RomaUn'elezione non è proprio come una ratifica. E una nomina «in conformità alle scelte» dei cittadini non significa esattamente l'applicazione di un designazione popolare, come voleva la minoranza dem, tanto più che nel testo c'è una frase, «secondo le modalità stabilite dalla legge ordinaria», che lascia altri margini di dubbio. Quale legge? Come? Nei giorni scorsi si è parlato molto di copiare il Tatarellum, il vecchio sistema in parte maggioritario e in parte proporzionale che prevedeva il listino, cioè un elenco di nomi collegati al candidato governatore. La bocce non sono ancora ferme, ma quel modello potrebbe essere ricilcato per Palazzo Madama, con gli elettori che votano alle Regionali scegliendo, in un listino, i consiglieri che occuperanno pure uno scranno nella ex Camera alta. Doppio incarico? Dopolavoro Senato?
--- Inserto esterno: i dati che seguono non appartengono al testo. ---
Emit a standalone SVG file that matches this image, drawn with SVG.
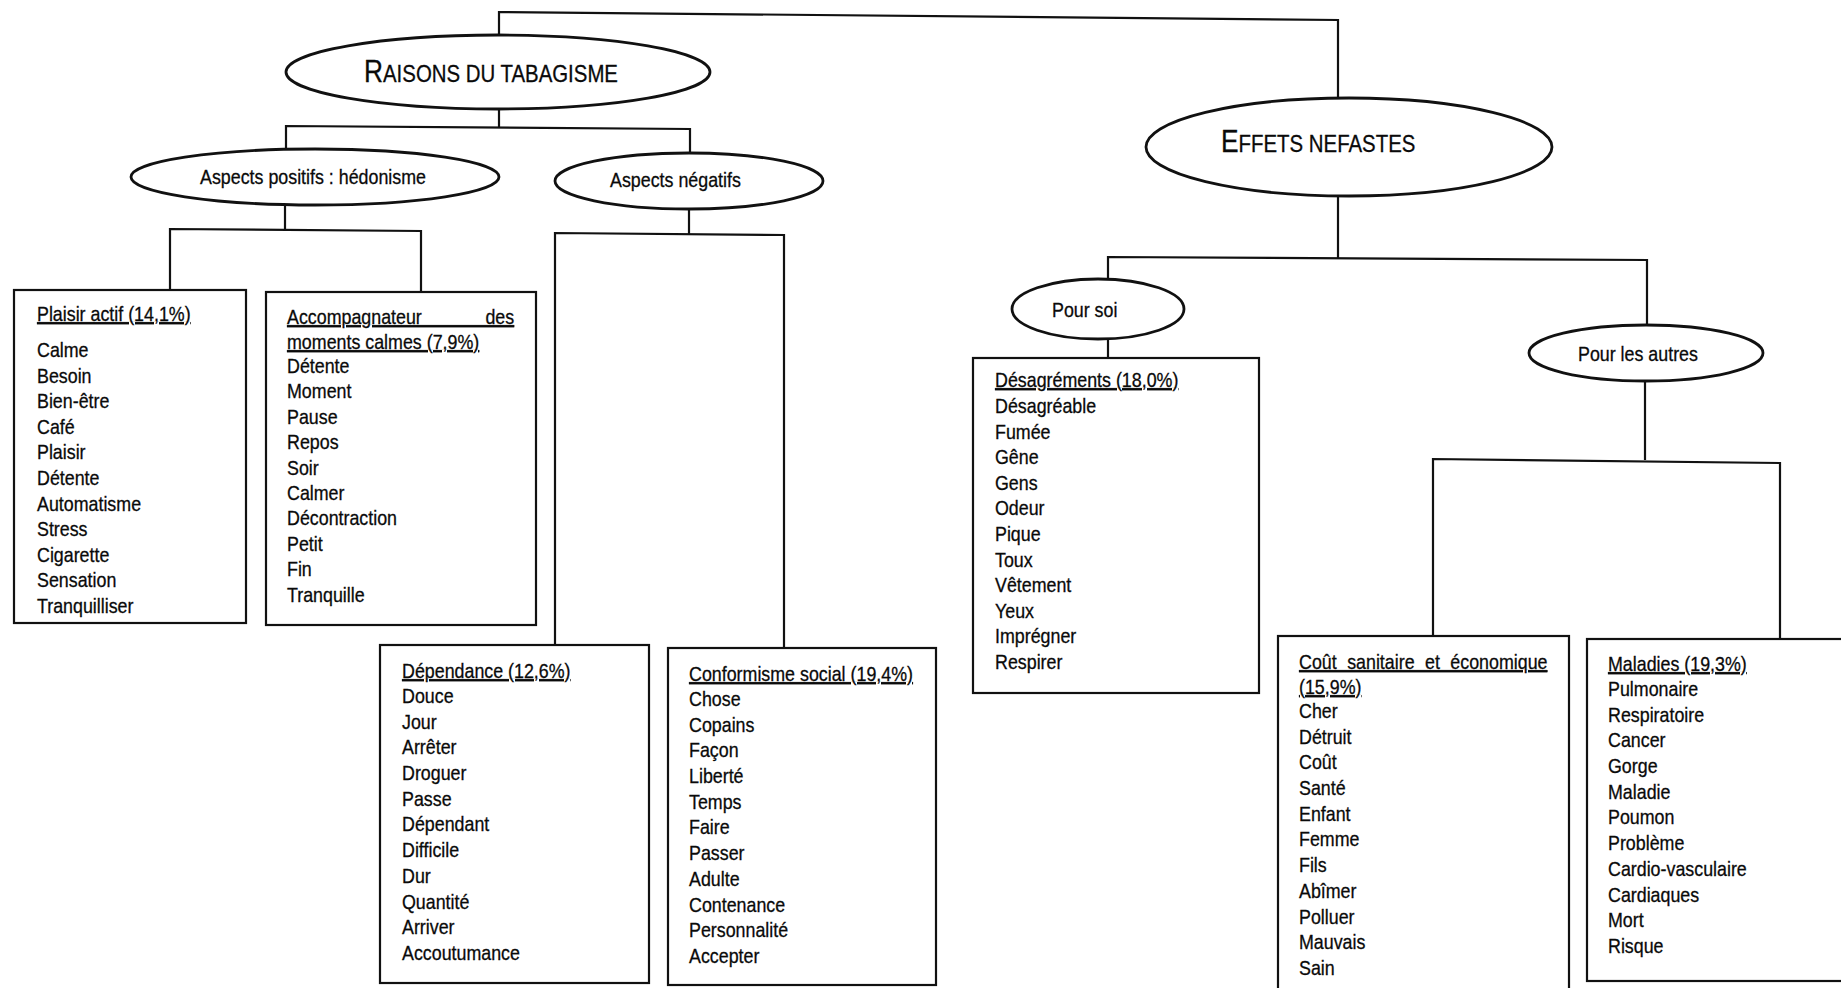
<svg xmlns="http://www.w3.org/2000/svg" width="1841" height="988" viewBox="0 0 1841 988">
<style>
.bg{fill:#ffffff}
.ln{fill:none;stroke:#111;stroke-width:2.2;stroke-linejoin:miter}
.el{fill:#ffffff;stroke:#111;stroke-width:2.8}
.bx{fill:#ffffff;stroke:#111;stroke-width:2.2}
.t{font-family:"Liberation Sans",Arial,sans-serif;font-size:21px;fill:#0a0a0a;stroke:#0a0a0a;stroke-width:0.3}
.u{text-decoration:underline}
.h{font-family:"Liberation Sans",Arial,sans-serif;fill:#0a0a0a;stroke:#0a0a0a;stroke-width:0.3}
</style>
<rect class="bg" x="0" y="0" width="1841" height="988"/>

<g id="connectors">
  <path class="ln" d="M499,35 V12 L1338,20 V99"/>
  <path class="ln" d="M499,109 V127"/>
  <path class="ln" d="M286,152 V126 L690,129 V155"/>
  <path class="ln" d="M285,205 V229"/>
  <path class="ln" d="M170,290 V229 L421,231 V293"/>
  <path class="ln" d="M689,209 V234"/>
  <path class="ln" d="M555,645 V233 L784,235 V648"/>
  <path class="ln" d="M1338,196 V258"/>
  <path class="ln" d="M1108,280 V257 L1647,260 V325"/>
  <path class="ln" d="M1108,339 V358"/>
  <path class="ln" d="M1645,381 V460"/>
  <path class="ln" d="M1433,636 V459 L1780,463 V639"/>
</g>

<g id="raisons">
  <ellipse class="el" cx="498" cy="72" rx="212" ry="37"/>
  <text class="h" transform="translate(364,82) scale(0.85,1)"><tspan font-size="31">R</tspan><tspan font-size="24">AISONS DU TABAGISME</tspan></text>
</g>

<g id="effets">
  <ellipse class="el" cx="1349" cy="147" rx="203" ry="49"/>
  <text class="h" transform="translate(1221,152) scale(0.85,1)"><tspan font-size="31">E</tspan><tspan font-size="24">FFETS NEFASTES</tspan></text>
</g>

<g id="aspects-positifs">
  <ellipse class="el" cx="315" cy="177" rx="184" ry="28"/>
  <text class="t" transform="translate(200,184) scale(0.85,1)">Aspects positifs : hédonisme</text>
</g>

<g id="aspects-negatifs">
  <ellipse class="el" cx="689" cy="181" rx="134" ry="28"/>
  <text class="t" transform="translate(610,187) scale(0.85,1)">Aspects négatifs</text>
</g>

<g id="pour-soi">
  <ellipse class="el" cx="1098" cy="309" rx="86" ry="30"/>
  <text class="t" transform="translate(1052,317) scale(0.85,1)">Pour soi</text>
</g>

<g id="pour-les-autres">
  <ellipse class="el" cx="1646" cy="353" rx="117" ry="28"/>
  <text class="t" transform="translate(1578,361) scale(0.85,1)">Pour les autres</text>
</g>

<g id="plaisir-actif">
  <rect class="bx" x="14" y="290" width="232" height="333"/>
  <text class="t" transform="translate(37,0) scale(0.85,1)">
    <tspan class="u" x="0" y="321">Plaisir actif (14,1%)</tspan>
    <tspan x="0" y="357">Calme</tspan>
    <tspan x="0" dy="25.6">Besoin</tspan>
    <tspan x="0" dy="25.6">Bien-être</tspan>
    <tspan x="0" dy="25.6">Café</tspan>
    <tspan x="0" dy="25.6">Plaisir</tspan>
    <tspan x="0" dy="25.6">Détente</tspan>
    <tspan x="0" dy="25.6">Automatisme</tspan>
    <tspan x="0" dy="25.6">Stress</tspan>
    <tspan x="0" dy="25.6">Cigarette</tspan>
    <tspan x="0" dy="25.6">Sensation</tspan>
    <tspan x="0" dy="25.6">Tranquilliser</tspan>
  </text>
</g>

<g id="accompagnateur">
  <rect class="bx" x="266" y="292" width="270" height="333"/>
  <text class="t" transform="translate(287,0) scale(0.85,1)">
    <tspan class="u" x="0" y="324" word-spacing="69">Accompagnateur des</tspan>
    <tspan class="u" x="0" y="349">moments calmes (7,9%)</tspan>
    <tspan x="0" y="373">Détente</tspan>
    <tspan x="0" dy="25.4">Moment</tspan>
    <tspan x="0" dy="25.4">Pause</tspan>
    <tspan x="0" dy="25.4">Repos</tspan>
    <tspan x="0" dy="25.4">Soir</tspan>
    <tspan x="0" dy="25.4">Calmer</tspan>
    <tspan x="0" dy="25.4">Décontraction</tspan>
    <tspan x="0" dy="25.4">Petit</tspan>
    <tspan x="0" dy="25.4">Fin</tspan>
    <tspan x="0" dy="25.4">Tranquille</tspan>
  </text>
</g>

<g id="dependance">
  <rect class="bx" x="380" y="645" width="269" height="338"/>
  <text class="t" transform="translate(402,0) scale(0.85,1)">
    <tspan class="u" x="0" y="678">Dépendance (12,6%)</tspan>
    <tspan x="0" y="703">Douce</tspan>
    <tspan x="0" dy="25.7">Jour</tspan>
    <tspan x="0" dy="25.7">Arrêter</tspan>
    <tspan x="0" dy="25.7">Droguer</tspan>
    <tspan x="0" dy="25.7">Passe</tspan>
    <tspan x="0" dy="25.7">Dépendant</tspan>
    <tspan x="0" dy="25.7">Difficile</tspan>
    <tspan x="0" dy="25.7">Dur</tspan>
    <tspan x="0" dy="25.7">Quantité</tspan>
    <tspan x="0" dy="25.7">Arriver</tspan>
    <tspan x="0" dy="25.7">Accoutumance</tspan>
  </text>
</g>

<g id="conformisme">
  <rect class="bx" x="668" y="648" width="268" height="337"/>
  <text class="t" transform="translate(689,0) scale(0.85,1)">
    <tspan class="u" x="0" y="681">Conformisme social (19,4%)</tspan>
    <tspan x="0" y="706">Chose</tspan>
    <tspan x="0" dy="25.7">Copains</tspan>
    <tspan x="0" dy="25.7">Façon</tspan>
    <tspan x="0" dy="25.7">Liberté</tspan>
    <tspan x="0" dy="25.7">Temps</tspan>
    <tspan x="0" dy="25.7">Faire</tspan>
    <tspan x="0" dy="25.7">Passer</tspan>
    <tspan x="0" dy="25.7">Adulte</tspan>
    <tspan x="0" dy="25.7">Contenance</tspan>
    <tspan x="0" dy="25.7">Personnalité</tspan>
    <tspan x="0" dy="25.7">Accepter</tspan>
  </text>
</g>

<g id="desagrements">
  <rect class="bx" x="973" y="358" width="286" height="335"/>
  <text class="t" transform="translate(995,0) scale(0.85,1)">
    <tspan class="u" x="0" y="387">Désagréments (18,0%)</tspan>
    <tspan x="0" y="413">Désagréable</tspan>
    <tspan x="0" dy="25.6">Fumée</tspan>
    <tspan x="0" dy="25.6">Gêne</tspan>
    <tspan x="0" dy="25.6">Gens</tspan>
    <tspan x="0" dy="25.6">Odeur</tspan>
    <tspan x="0" dy="25.6">Pique</tspan>
    <tspan x="0" dy="25.6">Toux</tspan>
    <tspan x="0" dy="25.6">Vêtement</tspan>
    <tspan x="0" dy="25.6">Yeux</tspan>
    <tspan x="0" dy="25.6">Imprégner</tspan>
    <tspan x="0" dy="25.6">Respirer</tspan>
  </text>
</g>

<g id="cout">
  <rect class="bx" x="1278" y="636" width="291" height="370"/>
  <text class="t" transform="translate(1299,0) scale(0.85,1)">
    <tspan class="u" x="0" y="669" word-spacing="6.5">Coût sanitaire et économique</tspan>
    <tspan class="u" x="0" y="694">(15,9%)</tspan>
    <tspan x="0" y="718">Cher</tspan>
    <tspan x="0" dy="25.7">Détruit</tspan>
    <tspan x="0" dy="25.7">Coût</tspan>
    <tspan x="0" dy="25.7">Santé</tspan>
    <tspan x="0" dy="25.7">Enfant</tspan>
    <tspan x="0" dy="25.7">Femme</tspan>
    <tspan x="0" dy="25.7">Fils</tspan>
    <tspan x="0" dy="25.7">Abîmer</tspan>
    <tspan x="0" dy="25.7">Polluer</tspan>
    <tspan x="0" dy="25.7">Mauvais</tspan>
    <tspan x="0" dy="25.7">Sain</tspan>
  </text>
</g>

<g id="maladies">
  <rect class="bx" x="1587" y="639" width="270" height="342"/>
  <text class="t" transform="translate(1608,0) scale(0.85,1)">
    <tspan class="u" x="0" y="671">Maladies (19,3%)</tspan>
    <tspan x="0" y="696">Pulmonaire</tspan>
    <tspan x="0" dy="25.7">Respiratoire</tspan>
    <tspan x="0" dy="25.7">Cancer</tspan>
    <tspan x="0" dy="25.7">Gorge</tspan>
    <tspan x="0" dy="25.7">Maladie</tspan>
    <tspan x="0" dy="25.7">Poumon</tspan>
    <tspan x="0" dy="25.7">Problème</tspan>
    <tspan x="0" dy="25.7">Cardio-vasculaire</tspan>
    <tspan x="0" dy="25.7">Cardiaques</tspan>
    <tspan x="0" dy="25.7">Mort</tspan>
    <tspan x="0" dy="25.7">Risque</tspan>
  </text>
</g>
</svg>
Saranno solo dettagli ma, al termine di un lungo duello più semantico che politico, la sinistra Pd forse si trova in mano meno del previsto. Comunque la notte ha portato l'accordo che ricompatta il partito e tranquillizza il premier. L'intesa, da confernare in aula, è stata costruita su tre emendamenti depositati a nome di tutti da Anna Finocchiaro, presidente della commissione Affari costituzionale di Palazzo Madama. Il primo riguarda l'articolo 2 della riforma Boschi, quello su cui si è consumato il braccio di ferro. Ecco il frutto di una battaglia durata mesi: «La durata del mandato dei senatori coincide con quella degli organi delle istituzioni territoriali dai quali sono stati eletti in conformità alle scelte espresse dagli elettori per i candidati consiglieri in occasione del rinnovo dei medesimi organi, secondo le modalità stabilite dalla legge». In sostanza, i 100 senatori saranno eletti dai consigli regionali, che dovranno tener conto del voto popolare. E la durata del mandato «coincide con quella degli organi delle istituzioni territoriali dai quali sono stati eletti».

Il secondo emendamento allarga leggermente le competenze. Il Senato, che passa da 315 a 100 componenti, dovrà «verificare l'impatto delle politiche dell'Ue sui territori», valutare «l'attività delle pubbliche amministrazioni», dare pareri «sulle nomine di competenza del governo nei casi previsti», verificare «l'attuazione delle leggi dello Stato» ed esercitare «funzioni di raccordo fra lo Stato e gli altri enti costitutivi della Repubblica». Ritocchi, la sostanza non cambia: sarà solo la Camera ad approvare le leggi, tranne le riforme costituzionali, a votare la fiducia ai governi, ad avere l'ultima parola sulle leggi di bilancio. E sarà il presidente di Montecitorio il nuovo supplente del capo dello Stato.

In compenso spetterà di nuovo a Palazzo Madama scegliere due giudici della Consulta.

«La Corte Costituzionale - si legge nel terzo emendamento - è composta da 15 giudici, dei quali un terzo nominati dal presidente della Repubblica, un terzo dalle supreme magistrature, ordinaria ed amministrativa, tre dalla Camera dei deputati e due dal Senato».